[TASK] Search the data for the string "matplotlib" and gather each line it is in.

(Rows from a dataset of charts and code)
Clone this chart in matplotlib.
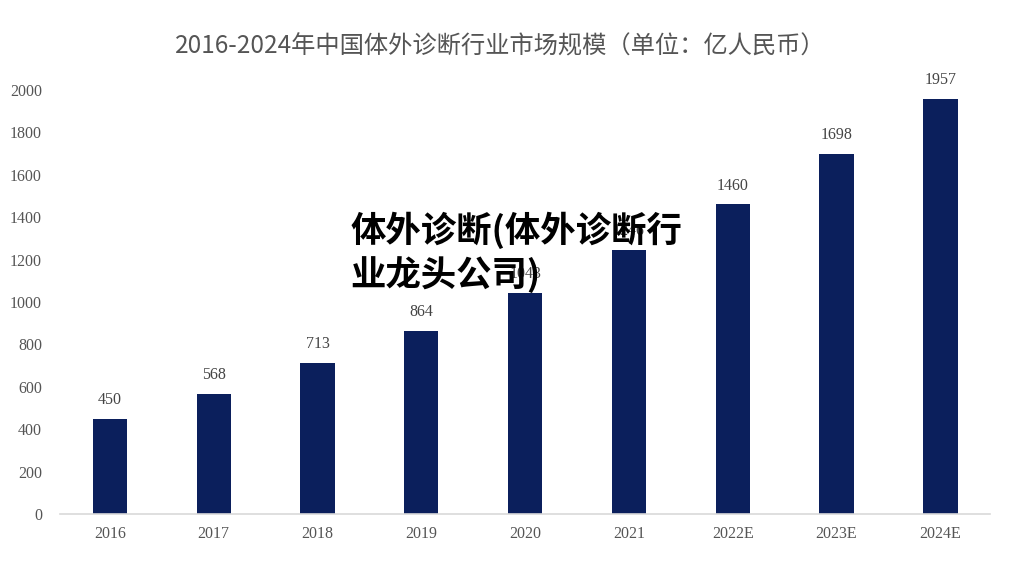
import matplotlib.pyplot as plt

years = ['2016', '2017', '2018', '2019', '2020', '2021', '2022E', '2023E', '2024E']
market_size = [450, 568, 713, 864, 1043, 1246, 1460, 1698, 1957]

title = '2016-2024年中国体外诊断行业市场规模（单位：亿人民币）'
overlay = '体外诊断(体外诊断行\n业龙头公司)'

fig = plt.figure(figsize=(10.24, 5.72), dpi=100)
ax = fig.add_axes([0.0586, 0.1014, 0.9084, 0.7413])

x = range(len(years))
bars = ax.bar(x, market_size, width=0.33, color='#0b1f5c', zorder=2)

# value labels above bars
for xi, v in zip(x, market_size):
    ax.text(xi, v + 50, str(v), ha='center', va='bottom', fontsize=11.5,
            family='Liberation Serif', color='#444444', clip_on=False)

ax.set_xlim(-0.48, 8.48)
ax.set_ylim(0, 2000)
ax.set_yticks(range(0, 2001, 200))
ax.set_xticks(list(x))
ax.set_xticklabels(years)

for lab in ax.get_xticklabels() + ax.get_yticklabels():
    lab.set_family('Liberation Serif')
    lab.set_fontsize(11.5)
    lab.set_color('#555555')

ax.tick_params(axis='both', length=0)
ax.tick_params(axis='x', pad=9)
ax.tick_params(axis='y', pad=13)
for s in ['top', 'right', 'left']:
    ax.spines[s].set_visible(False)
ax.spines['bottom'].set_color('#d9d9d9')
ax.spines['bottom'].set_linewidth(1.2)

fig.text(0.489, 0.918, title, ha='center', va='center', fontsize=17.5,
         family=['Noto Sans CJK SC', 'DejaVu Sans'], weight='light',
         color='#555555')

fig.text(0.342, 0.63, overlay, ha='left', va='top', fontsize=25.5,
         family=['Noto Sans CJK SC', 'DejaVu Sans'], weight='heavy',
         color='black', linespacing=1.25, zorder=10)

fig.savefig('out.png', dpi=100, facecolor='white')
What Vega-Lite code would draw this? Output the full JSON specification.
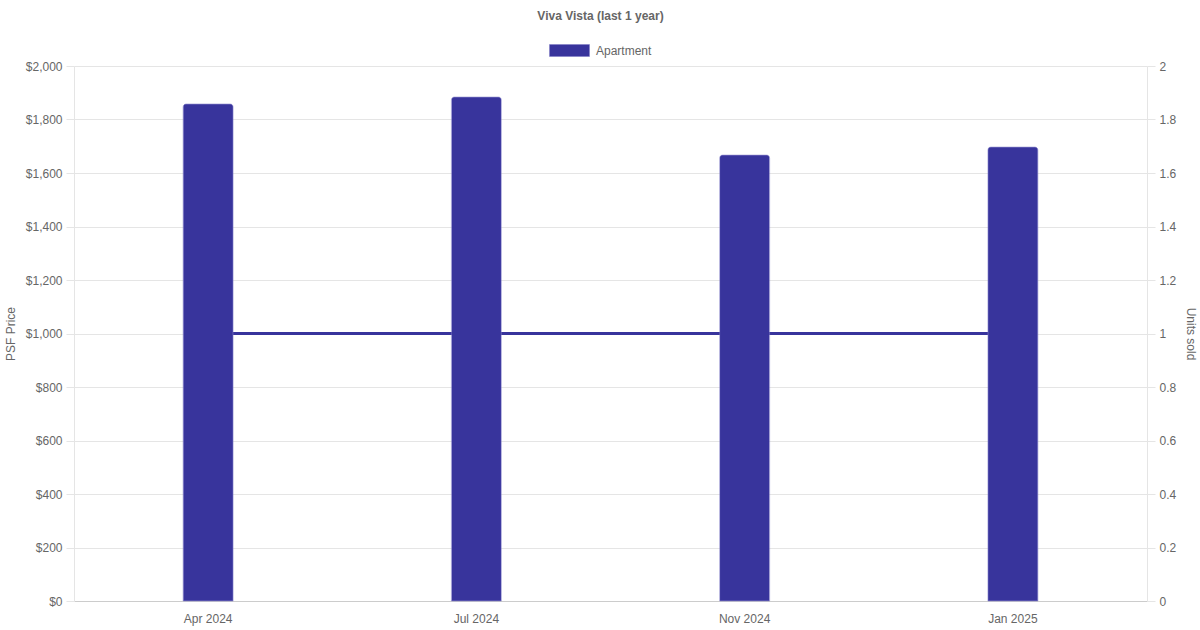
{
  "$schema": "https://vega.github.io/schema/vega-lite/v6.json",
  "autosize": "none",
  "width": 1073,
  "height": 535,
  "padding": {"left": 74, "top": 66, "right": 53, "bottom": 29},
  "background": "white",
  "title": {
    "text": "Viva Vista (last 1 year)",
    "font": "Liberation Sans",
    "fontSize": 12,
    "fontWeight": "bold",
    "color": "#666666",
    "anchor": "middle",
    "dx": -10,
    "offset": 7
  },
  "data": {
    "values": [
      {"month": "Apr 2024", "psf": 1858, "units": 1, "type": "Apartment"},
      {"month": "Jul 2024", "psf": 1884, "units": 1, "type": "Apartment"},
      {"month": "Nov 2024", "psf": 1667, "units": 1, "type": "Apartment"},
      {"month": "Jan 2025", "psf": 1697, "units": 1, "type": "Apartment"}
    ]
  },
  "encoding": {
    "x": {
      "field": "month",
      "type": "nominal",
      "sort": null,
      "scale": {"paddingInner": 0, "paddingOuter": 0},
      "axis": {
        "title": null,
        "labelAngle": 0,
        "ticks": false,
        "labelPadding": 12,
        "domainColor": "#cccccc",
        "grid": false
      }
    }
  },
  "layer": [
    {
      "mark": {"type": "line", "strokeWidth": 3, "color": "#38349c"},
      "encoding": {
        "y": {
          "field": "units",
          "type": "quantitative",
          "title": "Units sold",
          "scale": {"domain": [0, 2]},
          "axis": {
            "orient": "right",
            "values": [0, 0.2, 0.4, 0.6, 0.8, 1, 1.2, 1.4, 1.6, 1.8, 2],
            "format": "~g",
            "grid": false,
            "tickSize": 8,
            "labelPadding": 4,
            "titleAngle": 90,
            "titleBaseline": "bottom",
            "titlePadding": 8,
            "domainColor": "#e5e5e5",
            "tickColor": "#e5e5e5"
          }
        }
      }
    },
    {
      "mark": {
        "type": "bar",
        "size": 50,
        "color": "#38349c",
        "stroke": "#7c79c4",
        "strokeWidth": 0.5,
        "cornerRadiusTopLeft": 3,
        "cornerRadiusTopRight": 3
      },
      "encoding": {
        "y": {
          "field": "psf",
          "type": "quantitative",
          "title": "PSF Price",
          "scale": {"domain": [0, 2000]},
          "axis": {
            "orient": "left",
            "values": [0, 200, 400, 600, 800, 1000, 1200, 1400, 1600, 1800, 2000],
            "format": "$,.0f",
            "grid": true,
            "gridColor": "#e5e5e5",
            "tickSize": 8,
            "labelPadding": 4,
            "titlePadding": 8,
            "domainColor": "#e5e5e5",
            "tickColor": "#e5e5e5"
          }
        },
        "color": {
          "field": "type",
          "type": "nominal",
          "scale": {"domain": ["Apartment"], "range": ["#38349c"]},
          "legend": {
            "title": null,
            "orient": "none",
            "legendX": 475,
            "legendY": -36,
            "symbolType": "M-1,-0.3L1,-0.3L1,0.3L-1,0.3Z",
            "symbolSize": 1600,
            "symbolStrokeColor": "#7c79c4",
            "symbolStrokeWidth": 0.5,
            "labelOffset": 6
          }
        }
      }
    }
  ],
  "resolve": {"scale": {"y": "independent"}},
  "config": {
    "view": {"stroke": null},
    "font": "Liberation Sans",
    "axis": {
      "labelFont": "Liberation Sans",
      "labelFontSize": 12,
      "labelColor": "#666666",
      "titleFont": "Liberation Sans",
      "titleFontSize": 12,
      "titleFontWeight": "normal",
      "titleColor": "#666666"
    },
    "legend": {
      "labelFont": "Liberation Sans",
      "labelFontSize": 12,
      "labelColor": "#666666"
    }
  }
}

[COMPLETE RESPONSE]
Clone this chart in matplotlib.
import matplotlib.pyplot as plt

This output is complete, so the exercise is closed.